Document Type

Article

Publication Date

2000

Publication Title

Touro Law Review

Keywords

Section 1983 litigation, Age Discrimination and Education Act, ADEA, Eleventh Amendment, Alden v. Maine

Abstract

I was asked to address briefly the impact of the Supreme Court's recent Eleventh Amendment, federalism, and state sovereign immunity decisions on Section 1983 litigation. These cases are unlikely to have any direct or significant impact on Section 1983 litigation in the state or federal courts. On the other hand, these decisions will likely have a significant impact on non-Section 1983 litigation, including non-Section 1983 civil rights litigation. For example, a few weeks ago the Supreme Court heard an argument in an Age Discrimination and Education Act (hereinafter "ADEA") case involving claims brought directly against the state.

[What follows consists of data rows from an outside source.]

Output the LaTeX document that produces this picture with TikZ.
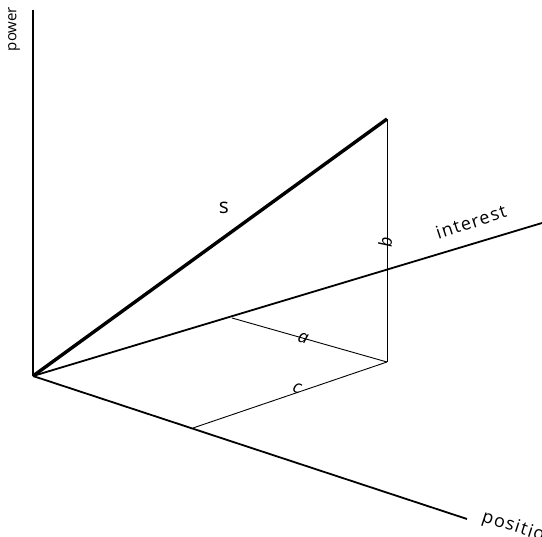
\documentclass[tikz,border=0pt]{standalone}
\usepackage{fontspec}
\setmainfont{Open Sans}
\newfontfamily\spaced[LetterSpace=7]{Open Sans}
\begin{document}
\begin{tikzpicture}[x=1pt,y=-1pt,
  axis/.style={line width=1.8pt},
  thinln/.style={line width=0.9pt},
  heavy/.style={line width=3.4pt},
  lbl/.style={font=\fontsize{15}{17}\selectfont, inner sep=0pt},
  axlbl/.style={font=\spaced\fontsize{18}{20}\selectfont, inner sep=0pt},
  seglbl/.style={font=\itshape\fontsize{18}{20}\selectfont, inner sep=0pt}]
\useasboundingbox (0,0) rectangle (542,537);
\coordinate (O) at (33,376);
\coordinate (P) at (33,10);
\coordinate (I) at (542,223);
\coordinate (Q) at (467,519);
\coordinate (S) at (387,119);
\coordinate (B) at (387,362);
\coordinate (A) at (232,318);
\coordinate (C) at (193,428);
\draw[axis] (O) -- (P);
\draw[axis] (O) -- (I);
\draw[axis] (O) -- (Q);
\draw[heavy] (O) -- (S);
\draw[thinln] (S) -- (B);
\draw[thinln] (A) -- (B);
\draw[thinln] (C) -- (B);
\node[lbl, rotate=90] (pw) at (14,29) {power};
\node[axlbl, rotate=18] (in) at (471,222) {interest};
\node[axlbl, rotate=-18] (po) at (519,529) {position};
\node[lbl, font=\fontsize{21}{23}\selectfont] (sl) at (224,208) {s};
\node[seglbl, rotate=90] (bl) at (385,242) {b};
\node[seglbl, rotate=-16] (al) at (303,338) {a};
\node[seglbl, rotate=-19] (cl) at (297,388) {c};
\end{tikzpicture}
\end{document}
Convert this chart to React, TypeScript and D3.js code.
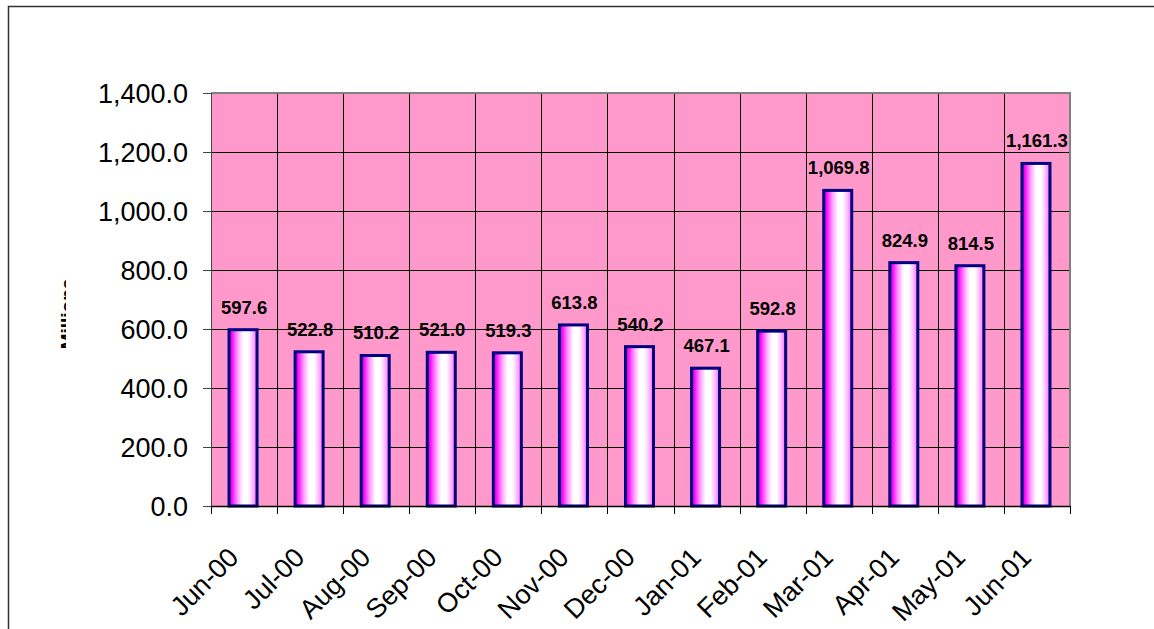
import React from "react";
import * as d3 from "d3";

const months = ["Jun-00","Jul-00","Aug-00","Sep-00","Oct-00","Nov-00","Dec-00","Jan-01","Feb-01","Mar-01","Apr-01","May-01","Jun-01"];
const values = [597.6, 522.8, 510.2, 521.0, 519.3, 613.8, 540.2, 467.1, 592.8, 1069.8, 824.9, 814.5, 1161.3];
const yTicks = [0, 200, 400, 600, 800, 1000, 1200, 1400];
const yTitle = "Millions";

const W = 1154, H = 629;
const left = 211, right = 1070, top = 93, bottom = 506;
const FONT = "'Liberation Sans', Arial, sans-serif";

export default function App() {
  const x = d3.scaleBand<string>().domain(months).range([left, right]).padding(0);
  const y = d3.scaleLinear().domain([0, 1400]).range([bottom, top]);
  const bw = 28;
  const fmtTick = d3.format(",.1f");
  const fmtVal = d3.format(",.1f");

  return (
    <svg width={W} height={H} style={{ position: "absolute", left: 0, top: 0, background: "#fff" }}>
      <defs>
        <linearGradient id="barGrad" x1="0" x2="1" y1="0" y2="0">
          <stop offset="0%" stopColor="#a000b8" />
          <stop offset="12%" stopColor="#ff10ff" />
          <stop offset="30%" stopColor="#ff99ff" />
          <stop offset="50%" stopColor="#ffffff" />
          <stop offset="68%" stopColor="#ffffff" />
          <stop offset="85%" stopColor="#ffb8ff" />
          <stop offset="100%" stopColor="#ff66ff" />
        </linearGradient>
        <clipPath id="titleClip" clipPathUnits="userSpaceOnUse">
          <rect x={58} y={270} width={8} height={90} />
        </clipPath>
      </defs>
      {/* outer border */}
      <rect x={8.5} y={6.5} width={1160} height={640} fill="none" stroke="#333" strokeWidth={1.5} />
      {/* plot background */}
      <rect x={left} y={top} width={right - left} height={bottom - top} fill="#ff99cc" />
      {/* horizontal gridlines */}
      {yTicks.map((t) => (
        <line key={"h" + t} x1={left} x2={right} y1={Math.round(y(t)) + 0.5} y2={Math.round(y(t)) + 0.5} stroke="#000" strokeWidth={1} />
      ))}
      {/* vertical gridlines */}
      {months.slice(1).map((m) => (
        <line key={"v" + m} x1={Math.round(x(m)!) + 0.5} x2={Math.round(x(m)!) + 0.5} y1={top} y2={bottom} stroke="#000" strokeWidth={1} />
      ))}
      {/* plot border top/right gray */}
      <line x1={left} x2={right + 1} y1={top} y2={top} stroke="#808080" strokeWidth={2} />
      <line x1={right} x2={right} y1={top} y2={bottom} stroke="#808080" strokeWidth={2} />
      {/* bars */}
      {months.map((m, i) => {
        const cx = x(m)! + x.bandwidth() / 2 - 1;
        const yt = y(values[i]);
        return (
          <g key={"b" + m}>
            <rect x={cx - bw / 2} y={yt} width={bw} height={bottom - yt} fill="url(#barGrad)" stroke="#000080" strokeWidth={3} />
            <text x={cx + 1} y={yt - 16} textAnchor="middle" fontFamily={FONT} fontWeight="bold" fontSize={18.5} fill="#000">
              {fmtVal(values[i])}
            </text>
          </g>
        );
      })}
      {/* axes */}
      <line x1={left + 0.5} x2={left + 0.5} y1={top} y2={bottom} stroke="#444" strokeWidth={1} />
      <line x1={left} x2={right} y1={bottom + 0.5} y2={bottom + 0.5} stroke="#000" strokeWidth={1.5} />
      {yTicks.map((t) => (
        <g key={"yt" + t}>
          <line x1={left - 8} x2={left} y1={Math.round(y(t)) + 0.5} y2={Math.round(y(t)) + 0.5} stroke="#444" strokeWidth={1} />
          <text x={left - 23} y={y(t)} dy="0.36em" textAnchor="end" fontFamily={FONT} fontSize={27} fill="#000">
            {fmtTick(t)}
          </text>
        </g>
      ))}
      {[...months.map((m) => x(m)!), right].map((px, i) => (
        <line key={"xt" + i} x1={Math.round(px) + 0.5} x2={Math.round(px) + 0.5} y1={bottom} y2={bottom + 8} stroke="#000" strokeWidth={1} />
      ))}
      {months.map((m) => {
        const cx = x(m)! + x.bandwidth() / 2;
        const px = cx - 4, py = 559;
        return (
          <text key={"xl" + m} x={px} y={py} textAnchor="end" fontFamily={FONT} fontSize={27} fill="#000" transform={`rotate(-45 ${px} ${py})`}>
            {m}
          </text>
        );
      })}
      {/* clipped y title */}
      <g clipPath="url(#titleClip)">
        <text x={0} y={0} transform="translate(74 314) rotate(-90)" textAnchor="middle" fontFamily={FONT} fontWeight="bold" fontSize={19} fill="#000">
          {yTitle}
        </text>
      </g>
    </svg>
  );
}
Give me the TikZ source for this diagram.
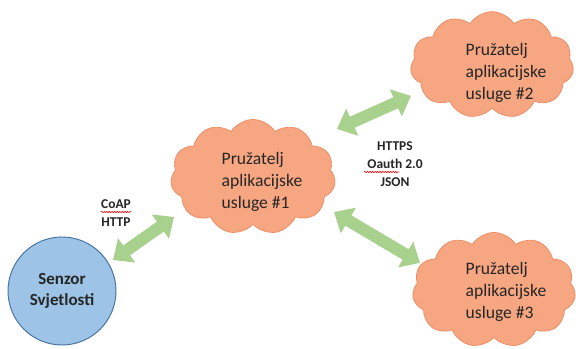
\documentclass[tikz,border=0pt]{standalone}
\usepackage{fontspec}
\setmainfont{Carlito}
\usetikzlibrary{shapes.symbols,shapes.geometric,arrows.meta,decorations.pathmorphing}
\definecolor{cloudfill}{RGB}{247,166,130}
\definecolor{cloudline}{RGB}{236,138,98}
\definecolor{sensfill}{RGB}{157,195,230}
\definecolor{sensline}{RGB}{65,113,156}
\definecolor{arrowgreen}{RGB}{169,209,142}
\definecolor{txt}{RGB}{38,38,38}
\begin{document}
\begin{tikzpicture}[x=0.03cm,y=-0.03cm,
  provider/.style={cloud, cloud puffs=11, cloud puff arc=115, cloud ignores aspect,
    fill=cloudfill, draw=cloudline, line width=0.6pt, inner sep=0pt},
  ptext/.style={align=left, font=\fontsize{15}{18.5}\selectfont, text=txt, inner sep=0pt},
  sensor/.style={circle, fill=sensfill, draw=sensline, line width=0.8pt,
    minimum size=3.24cm, inner sep=0pt, align=center,
    font=\bfseries\fontsize{14.5}{18.5}\selectfont, text=txt},
  biarrow/.style={draw=arrowgreen, line width=0.36cm,
    {Triangle[width=0.86cm,length=0.5cm]}-{Triangle[width=0.86cm,length=0.5cm]}},
  proto/.style={align=center, font=\bfseries\fontsize{11.5}{15.5}\selectfont, text=txt, inner sep=0pt},
  squiggle/.style={draw=red, line width=0.5pt, decorate,
    decoration={snake, segment length=2.2pt, amplitude=0.6pt}}
]
\useasboundingbox (0,0) rectangle (576,349);
\fill[white] (0,0) rectangle (576,349);

% clouds
\node[provider, minimum width=4.95cm, minimum height=3.45cm] (c1) at (253,177) {};
\node[provider, minimum width=4.9cm, minimum height=3.2cm] (c2) at (492,65) {};
\node[provider, minimum width=4.9cm, minimum height=3.45cm] (c3) at (494,290) {};
\node[ptext] (t1) at (262,182) {Pružatelj\\aplikacijske\\usluge \#1};
\node[ptext] (t2) at (506,73) {Pružatelj\\aplikacijske\\usluge \#2};
\node[ptext] (t3) at (506,292) {Pružatelj\\aplikacijske\\usluge \#3};

% sensor
\node[sensor] (s) at (62,291) {Senzor\\Svjetlosti};

% arrow end points
\coordinate (a1s) at (113,260);
\coordinate (a1e) at (174,217);
\coordinate (a2s) at (337,129);
\coordinate (a2e) at (411,96);
\coordinate (a3s) at (334,212);
\coordinate (a3e) at (420,263);
\draw[biarrow] (a1s) -- (a1e);
\draw[biarrow] (a2s) -- (a2e);
\draw[biarrow] (a3s) -- (a3e);

% protocol labels
\node[proto] (p1) at (116,213) {CoAP\\HTTP};
\node[proto] (p2) at (395,164) {HTTPS\\Oauth 2.0\\JSON};
\draw[squiggle] (101,212) -- (131,212);
\draw[squiggle] (364,172) -- (399,172);
\end{tikzpicture}
\end{document}
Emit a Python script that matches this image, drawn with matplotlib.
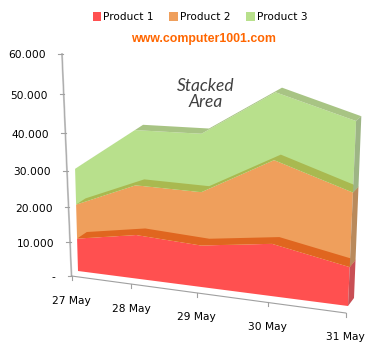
#!/usr/bin/env python3
import numpy as np
import matplotlib
matplotlib.use('Agg')
import matplotlib.pyplot as plt
from matplotlib.patches import Polygon, Patch

dates = ['27 May', '28 May', '29 May', '30 May', '31 May']
product1 = [9.7, 12.5, 11.4, 13.7, 9.8]
product2 = [10.0, 13.9, 14.3, 21.2, 18.2]
product3 = [10.3, 15.0, 15.2, 16.5, 16.8]
names = ['Product 1', 'Product 2', 'Product 3']
tick_values = [0, 10, 20, 30, 40, 50, 60]
tick_labels = ['-', '10.000', '20.000', '30.000', '40.000', '50.000', '60.000']

front_col = ['#ff5050', '#ef9f5c', '#b8e08c']
top_col = ['#e0661f', '#a9b950', '#a8c484']
side_col = ['#c94f55', '#b98a5c', '#9db585']


# the 3d look: each plane is a homography from (date index, value) to pixels
def plane(corners):
    src = [(0, 0), (4, 0), (0, 60), (4, 60)]
    A, b = [], []
    for (u, v), (x, y) in zip(src, corners):
        A.append([u, v, 1, 0, 0, 0, -u*x, -v*x])
        A.append([0, 0, 0, u, v, 1, -u*y, -v*y])
        b += [x, y]
    h = np.append(np.linalg.solve(np.array(A, float), np.array(b, float)), 1).reshape(3, 3)

    def project(u, v):
        u, v = np.broadcast_arrays(np.asarray(u, float), np.asarray(v, float))
        w = h[2, 0]*u + h[2, 1]*v + h[2, 2]
        return np.column_stack([(h[0, 0]*u + h[0, 1]*v + h[0, 2]) / w,
                                (h[1, 0]*u + h[1, 1]*v + h[1, 2]) / w])
    return project


front = plane([(78, 271), (348, 306), (72, 61), (359, 54)])
back = plane([(88, 264), (354, 298), (80, 56), (364, 50)])
wall = plane([(71.5, 276), (345.7, 313), (62, 54), (372, 48)])

fig = plt.figure(figsize=(3.88, 3.54), dpi=100)
ax = fig.add_axes([0, 0, 1, 1])
ax.set_xlim(0, 388)
ax.set_ylim(354, 0)
ax.axis('off')

idx = np.arange(len(dates))
stack = np.cumsum([product1, product2, product3], axis=0)
lower = np.vstack([np.zeros(len(dates)), stack[:-1]])

# axes
axis_col = '#a0a0a0'
ax.plot(*wall([0, 0], [0, 60]).T, color='#cccccc', lw=1.4, zorder=1)
ax.plot(*wall([0, 0], [0, 60]).T, color=axis_col, lw=0.5, zorder=1)
ax.plot(*wall([0, 4], [0, 0]).T, color=axis_col, lw=0.8, zorder=1)
for val, lab in zip(tick_values, tick_labels):
    x, y = wall(0, val)[0]
    ax.plot([x - 4, x + 0.5], [y, y], color=axis_col, lw=0.8, zorder=1)
    ax.text(x - 16, y + 1.5, lab, ha='right', va='center', fontsize=7.7, color='black')
for i, lab in zip(idx, dates):
    x, y = wall(i, 0)[0]
    ax.plot([x, x], [y, y + 4], color=axis_col, lw=0.8, zorder=1)
    ax.text(x - 0.5, y + 24.5, lab, ha='center', va='center', fontsize=7.7, color='black')

# series fronts, then the top and side faces
for k in range(3):
    poly = np.vstack([front(idx, stack[k]), front(idx[::-1], lower[k][::-1])])
    ax.add_patch(Polygon(poly, fc=front_col[k], ec='none', zorder=2))
for k in range(3):
    poly = np.vstack([front(idx, stack[k]), back(idx[::-1], stack[k][::-1])])
    ax.add_patch(Polygon(poly, fc=top_col[k], ec='none', zorder=3))
    poly = np.vstack([front(4, stack[k][4]), back(4, stack[k][4]),
                      back(4, lower[k][4]), front(4, lower[k][4])])
    ax.add_patch(Polygon(poly, fc=side_col[k], ec='none', zorder=3))

handles = [Patch(fc=c, ec='none') for c in front_col]
ax.legend(handles, names, loc='center', bbox_to_anchor=(200 / 388, 1 - 17 / 354), ncol=3,
          frameon=False, fontsize=7.6, handlelength=0.8, handleheight=0.95, handletextpad=0.2,
          columnspacing=1.5, borderpad=0)

ax.text(203, 39, 'www.computer1001.com', ha='center', va='center', fontsize=8.9,
        fontweight='bold', family='Liberation Sans', color='#ff6600')
ax.text(206, 94, 'Stacked\nArea', ha='center', va='center', fontsize=12.5, style='italic',
        family='Lato', color='#404040', linespacing=1.0)

fig.savefig('out.png', dpi=100)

The recent Supreme Court cases to which I am referring are the Tenth Amendment cases involving the Brady Amendment, the Eleventh Amendment cases holding that Congress does not have power under the Commerce Clause to abrogate the state's Eleventh Amendment immunity from suit, and a decision striking down the constitutionality of the Religious Freedom Restoration Act, and, as Judge Pratt mentioned, Alden v. Maine. Let me focus on Alden, which was not a Section 1983 case, but a state court Fair Labor Standards Act case. The plaintiffs, after having been rebuffed in federal court on their claim for retroactive wages, went into state court where the Eleventh Amendment does not apply. The United States Supreme Court went beyond the text of the Eleventh Amendment and held that the doctrine of state sovereign immunity predated the ratification of the Eleventh Amendment and, therefore, limited the power of Congress acting under the commerce clause to subject states to suit in their own courts. However, Alden creates a number of exceptions. The doctrine the Court identifies in Alden does not apply to suits against local government, suits brought on claims grounded in the Fourteenth Amendment, nor suits for prospective injunctive relief.